-- Exercise input --
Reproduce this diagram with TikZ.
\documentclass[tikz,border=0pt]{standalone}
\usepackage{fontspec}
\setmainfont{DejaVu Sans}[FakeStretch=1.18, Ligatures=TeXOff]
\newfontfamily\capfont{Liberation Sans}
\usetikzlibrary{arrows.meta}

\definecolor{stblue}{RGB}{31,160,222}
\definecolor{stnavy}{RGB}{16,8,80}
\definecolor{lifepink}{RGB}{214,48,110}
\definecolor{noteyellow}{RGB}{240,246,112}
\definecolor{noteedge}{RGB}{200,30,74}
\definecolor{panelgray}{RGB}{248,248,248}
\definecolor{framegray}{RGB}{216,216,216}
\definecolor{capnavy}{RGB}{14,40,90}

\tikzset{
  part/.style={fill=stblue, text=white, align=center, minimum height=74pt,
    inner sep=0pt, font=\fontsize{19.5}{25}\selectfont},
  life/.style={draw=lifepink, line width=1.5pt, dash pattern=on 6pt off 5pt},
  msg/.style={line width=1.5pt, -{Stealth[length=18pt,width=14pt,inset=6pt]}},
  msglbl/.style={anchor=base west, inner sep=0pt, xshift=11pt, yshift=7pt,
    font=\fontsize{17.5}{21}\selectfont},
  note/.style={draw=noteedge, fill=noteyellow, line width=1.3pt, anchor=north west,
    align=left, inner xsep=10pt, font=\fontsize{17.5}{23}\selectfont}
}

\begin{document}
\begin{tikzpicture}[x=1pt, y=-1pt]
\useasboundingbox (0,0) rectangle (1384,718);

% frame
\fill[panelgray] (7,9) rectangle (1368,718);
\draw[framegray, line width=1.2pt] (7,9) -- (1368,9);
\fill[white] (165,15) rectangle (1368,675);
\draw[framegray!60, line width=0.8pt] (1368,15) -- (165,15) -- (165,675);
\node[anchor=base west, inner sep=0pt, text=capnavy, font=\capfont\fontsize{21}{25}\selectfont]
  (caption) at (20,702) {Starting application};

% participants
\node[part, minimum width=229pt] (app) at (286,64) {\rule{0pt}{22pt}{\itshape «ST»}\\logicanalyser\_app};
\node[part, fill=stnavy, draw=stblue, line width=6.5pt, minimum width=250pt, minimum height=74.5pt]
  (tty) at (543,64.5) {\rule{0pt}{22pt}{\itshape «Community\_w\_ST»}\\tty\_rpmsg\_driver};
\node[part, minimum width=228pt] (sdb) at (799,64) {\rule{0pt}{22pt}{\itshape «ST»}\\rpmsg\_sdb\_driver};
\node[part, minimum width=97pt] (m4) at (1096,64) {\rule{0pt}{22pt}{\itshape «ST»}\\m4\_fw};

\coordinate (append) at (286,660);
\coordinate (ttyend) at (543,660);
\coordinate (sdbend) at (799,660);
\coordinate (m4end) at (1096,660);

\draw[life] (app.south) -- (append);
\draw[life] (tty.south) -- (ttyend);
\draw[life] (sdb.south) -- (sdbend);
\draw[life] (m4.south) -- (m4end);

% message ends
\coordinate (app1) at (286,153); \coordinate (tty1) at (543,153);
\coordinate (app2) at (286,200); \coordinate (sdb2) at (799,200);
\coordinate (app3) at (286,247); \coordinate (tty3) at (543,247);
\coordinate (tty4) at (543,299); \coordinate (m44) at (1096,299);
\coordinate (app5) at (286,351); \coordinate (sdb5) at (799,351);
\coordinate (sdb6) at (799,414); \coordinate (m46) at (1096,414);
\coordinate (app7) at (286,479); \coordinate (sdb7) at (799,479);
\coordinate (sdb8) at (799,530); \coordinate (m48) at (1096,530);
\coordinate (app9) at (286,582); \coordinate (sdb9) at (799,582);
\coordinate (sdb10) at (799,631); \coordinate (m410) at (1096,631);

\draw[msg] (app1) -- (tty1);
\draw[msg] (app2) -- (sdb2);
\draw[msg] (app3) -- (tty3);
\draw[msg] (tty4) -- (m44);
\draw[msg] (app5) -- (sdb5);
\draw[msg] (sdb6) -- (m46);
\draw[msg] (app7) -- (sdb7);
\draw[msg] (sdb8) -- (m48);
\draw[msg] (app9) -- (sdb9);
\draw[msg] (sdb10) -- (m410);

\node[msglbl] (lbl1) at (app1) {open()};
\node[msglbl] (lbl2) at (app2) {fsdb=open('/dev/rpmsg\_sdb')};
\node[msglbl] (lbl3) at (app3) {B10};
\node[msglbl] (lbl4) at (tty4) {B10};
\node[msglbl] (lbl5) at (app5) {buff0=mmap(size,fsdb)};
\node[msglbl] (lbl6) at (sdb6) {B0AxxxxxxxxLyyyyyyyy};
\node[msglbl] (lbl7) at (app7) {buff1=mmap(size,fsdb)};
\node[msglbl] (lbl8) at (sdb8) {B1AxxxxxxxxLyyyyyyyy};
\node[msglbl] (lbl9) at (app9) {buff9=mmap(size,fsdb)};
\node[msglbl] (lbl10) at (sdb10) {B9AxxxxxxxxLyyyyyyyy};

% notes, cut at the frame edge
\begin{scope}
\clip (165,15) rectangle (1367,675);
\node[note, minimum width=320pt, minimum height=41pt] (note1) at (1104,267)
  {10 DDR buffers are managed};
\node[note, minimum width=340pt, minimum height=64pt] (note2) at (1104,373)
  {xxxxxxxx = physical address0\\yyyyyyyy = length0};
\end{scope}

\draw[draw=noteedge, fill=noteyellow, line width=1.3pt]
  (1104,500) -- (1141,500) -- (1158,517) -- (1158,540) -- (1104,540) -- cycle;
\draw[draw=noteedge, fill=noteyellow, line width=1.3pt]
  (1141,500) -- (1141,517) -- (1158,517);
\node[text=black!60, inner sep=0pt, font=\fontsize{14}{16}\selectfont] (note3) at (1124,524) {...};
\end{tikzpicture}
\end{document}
---
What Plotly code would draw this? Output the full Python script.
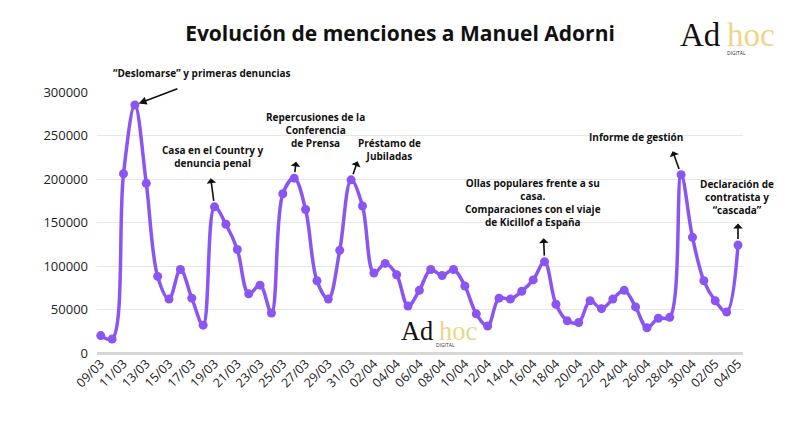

-- Set problem --
Return only the count of lines in the records that hold the word "this".

-- Answer --
2